Когда мы добрались до места, где умер Василик, уже занимался прекрасный день. Горизонт на востоке окрасился в розовый цвет, и, как огромный огненный шар, показалось солнце. В пшеничных полях стояла тишина, за исключением утреннего пения перепелов.
Нам понадобилось немного времени, чтобы найти тело. Оно лежало не далеко от дороги, окружённое высокой пшеницей. Земля вокруг него была покрыта пятнами крови, и вокруг кружили мухи, муравьи и другие насекомые. Мы сразу же стали копать могилу. Непросто было для двух голодных мальчишек рыть твёрдую почву, но мы довели дело до конца.
Могилу мы выкопали косо, поэтому смогли с небольшими затратами перекатить в неё тело. Дно могилы мы устелили сеном. Затем мы обернули тело покрывалом, которое принесли из дома, и перекатили его в отверстие в земле. Затем быстро засыпали тело и могилу Василика землёй, сделали крест из деревянных дощечек, которые нам дала мама, прочитали молитву, и, разорвав клочок бумаги, с тяжёлым сердцем отправились домой.
ГЛАВА 17.
1932 год стал свидетелем последней битвы за коллективизацию: битвы за хлеб, а точнее – за урожай 1932 года. На одной стороне находилось коммунистическое правительство, а по другую сторону – голодающие крестьяне. Правительство направило все силы, чтобы выжать как можно больше сельскохозяйственной продукции из сельских районов, не заботясь о последствиях. Крестьяне, уже находясь на краю голода, отчаянно старались сохранить хоть какие-то продукты и, несмотря на все попытки правительства, пытались выжить.

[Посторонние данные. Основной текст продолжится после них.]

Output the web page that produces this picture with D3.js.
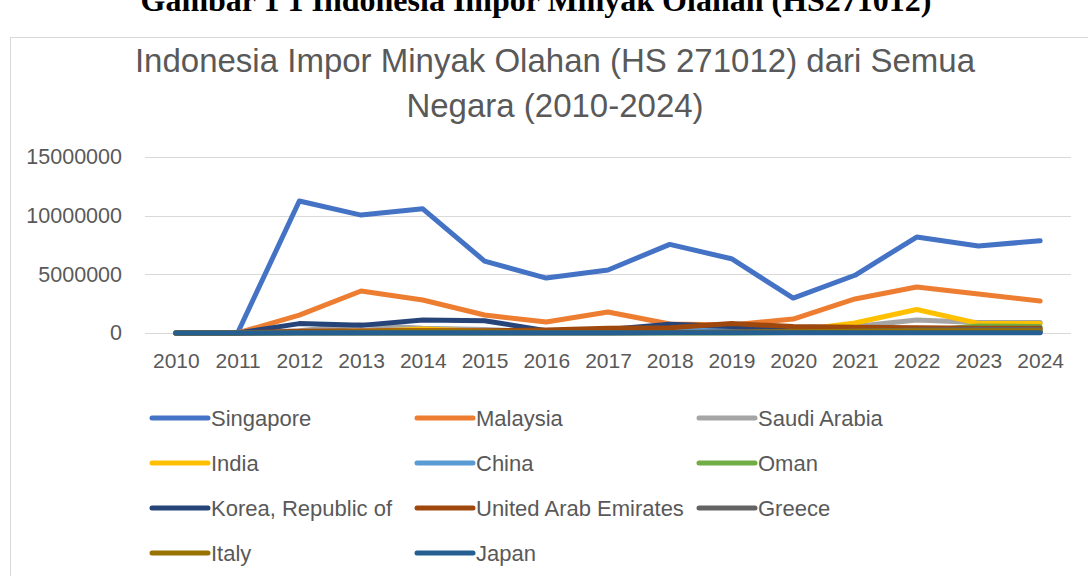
<!DOCTYPE html>
<html lang="en">
<head>
<meta charset="utf-8">
<title>Indonesia Impor Minyak Olahan</title>
<script src="https://d3js.org/d3.v7.min.js"></script>
<style>
  body { margin: 0; background: #fff; }
  text { font-family: "Liberation Sans", Arial, sans-serif; }
</style>
</head>
<body>
<script>
// data
var years = [2010, 2011, 2012, 2013, 2014, 2015, 2016, 2017, 2018, 2019, 2020, 2021, 2022, 2023, 2024];
var yTicks = [0, 5000000, 10000000, 15000000];

var singapore = [0, 0, 11250000, 10050000, 10580000, 6130000, 4680000, 5370000, 7550000, 6330000, 2980000, 4920000, 8180000, 7420000, 7860000];
var malaysia  = [0, 0, 1530000, 3580000, 2810000, 1530000, 940000, 1790000, 770000, 680000, 1190000, 2900000, 3920000, 3320000, 2730000];
var saudi     = [0, 0, 200000, 700000, 400000, 300000, 100000, 150000, 200000, 300000, 450000, 550000, 1100000, 900000, 900000];
var india     = [0, 0, 50000, 100000, 350000, 150000, 50000, 50000, 100000, 150000, 200000, 850000, 2000000, 820000, 800000];
var china     = [0, 0, 50000, 50000, 100000, 100000, 50000, 100000, 200000, 350000, 150000, 100000, 100000, 100000, 100000];
var oman      = [0, 0, 0, 0, 0, 0, 0, 0, 0, 0, 50000, 100000, 150000, 600000, 550000];
var korea     = [0, 0, 800000, 650000, 1100000, 1050000, 200000, 300000, 750000, 550000, 150000, 100000, 100000, 100000, 100000];
var uae       = [0, 0, 150000, 200000, 200000, 200000, 250000, 400000, 450000, 800000, 550000, 500000, 450000, 400000, 400000];
var greece    = [0, 0, 0, 0, 0, 0, 0, 0, 50000, 100000, 100000, 150000, 250000, 300000, 300000];
var italy     = [0, 0, 50000, 100000, 150000, 100000, 50000, 50000, 50000, 50000, 100000, 150000, 200000, 200000, 200000];
var japan     = [0, 0, 20000, 20000, 20000, 20000, 20000, 20000, 20000, 20000, 20000, 20000, 20000, 20000, 20000];

var names  = ["Singapore", "Malaysia", "Saudi Arabia", "India", "China", "Oman", "Korea, Republic of", "United Arab Emirates", "Greece", "Italy", "Japan"];
var colors = ["#4472C4", "#ED7D31", "#A5A5A5", "#FFC000", "#5B9BD5", "#70AD47", "#264478", "#9E480E", "#636363", "#997300", "#255E91"];
var values = [singapore, malaysia, saudi, india, china, oman, korea, uae, greece, italy, japan];

var w = 1088, h = 576;
var svg = d3.select("body").append("svg").attr("width", w).attr("height", h);

// caption above the chart (cut off at the top, as in the source)
svg.append("text").attr("x", 536).attr("y", 11).attr("text-anchor", "middle")
  .style("font-family", "'Liberation Serif', 'Times New Roman', serif")
  .style("font-weight", "bold").style("font-size", "32px").attr("fill", "#000")
  .text("Gambar 1 1 Indonesia Impor Minyak Olahan (HS271012)");

// chart frame
svg.append("rect").attr("x", 10.5).attr("y", 37.5).attr("width", 1100).attr("height", 600)
  .attr("fill", "#fff").attr("stroke", "#d9d9d9");

// title
var title = svg.append("text").attr("text-anchor", "middle").attr("fill", "#595959").style("font-size", "33px");
title.append("tspan").attr("x", 555).attr("y", 72).text("Indonesia Impor Minyak Olahan (HS 271012) dari Semua");
title.append("tspan").attr("x", 555).attr("y", 117).text("Negara (2010-2024)");

// scales
var xScale = d3.scalePoint().domain(years).range([145, 1071]).padding(0.5);
var yScale = d3.scaleLinear().domain([0, 15000000]).range([333, 157]);

// gridlines
svg.append("g").selectAll("line").data(yTicks).enter().append("line")
  .attr("x1", 145).attr("x2", 1071)
  .attr("y1", function(d) { return Math.round(yScale(d)) + 0.5; })
  .attr("y2", function(d) { return Math.round(yScale(d)) + 0.5; })
  .attr("stroke", "#d9d9d9").attr("stroke-width", 1);

// y axis labels
var yAxis = d3.axisLeft(yScale).tickValues(yTicks).tickSize(0).tickPadding(0).tickFormat(d3.format("d"));
var gy = svg.append("g").attr("transform", "translate(122,0)").call(yAxis);
gy.select(".domain").remove();
gy.selectAll("text").attr("fill", "#595959").style("font-size", "21.5px")
  .style("font-family", "'Liberation Sans', Arial, sans-serif");

// x axis labels
var xAxis = d3.axisBottom(xScale).tickSize(0).tickPadding(0);
var gx = svg.append("g").attr("transform", "translate(0,353)").call(xAxis);
gx.select(".domain").remove();
gx.selectAll("text").attr("fill", "#595959").style("font-size", "21px")
  .style("font-family", "'Liberation Sans', Arial, sans-serif");

// lines, later series on top
var line = d3.line()
  .x(function(d, i) { return xScale(years[i]); })
  .y(function(d) { return yScale(d); });

svg.append("g").selectAll("path").data(values).enter().append("path")
  .attr("d", line)
  .attr("fill", "none")
  .attr("stroke", function(d, i) { return colors[i]; })
  .attr("stroke-width", 5)
  .attr("stroke-linejoin", "round")
  .attr("stroke-linecap", "round");

// legend, 3 columns
var colX = [150, 415, 697];
var rowY = [418, 463, 508, 553];
var leg = svg.append("g").selectAll("g").data(names).enter().append("g")
  .attr("transform", function(d, i) { return "translate(" + colX[i % 3] + "," + rowY[Math.floor(i / 3)] + ")"; });
leg.append("line").attr("x1", 2).attr("x2", 58).attr("y1", 0).attr("y2", 0)
  .attr("stroke", function(d, i) { return colors[i]; })
  .attr("stroke-width", 5).attr("stroke-linecap", "round");
leg.append("text").attr("x", 61).attr("y", 8).attr("fill", "#595959").style("font-size", "22px")
  .text(function(d) { return d; });
</script>
</body>
</html>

Может оказаться полезным напомнить читателю, что до конца 1931 года коммунисты вели свою войну против крестьянства под предлогом борьбы против "кулаков как социального класса". Но к 1932 году ситуация изменилась: так называемые кулаки были уже физически уничтожены, и коллективизацией было охвачено практически всё крестьянство, за исключением небольшого их числа, всё ещё держащихся за свою свободу. Таким образом, теперь борьба шла между коммунистами и колхозниками. Компания по Коллективизации теперь сменилась на
Компанию по Сбору Зерна.
Долгая и холодная зима 1931-1932 годов нехотя уступала место весне. К апрелю весь снег растаял, и погода установилась влажной и дождливой. Часто всё село застилал густой туман, словно прикрывая убогость нашего существования. Затем пронизывающий ветер раздувал туман и приносил вместо него холодные проливные дожди.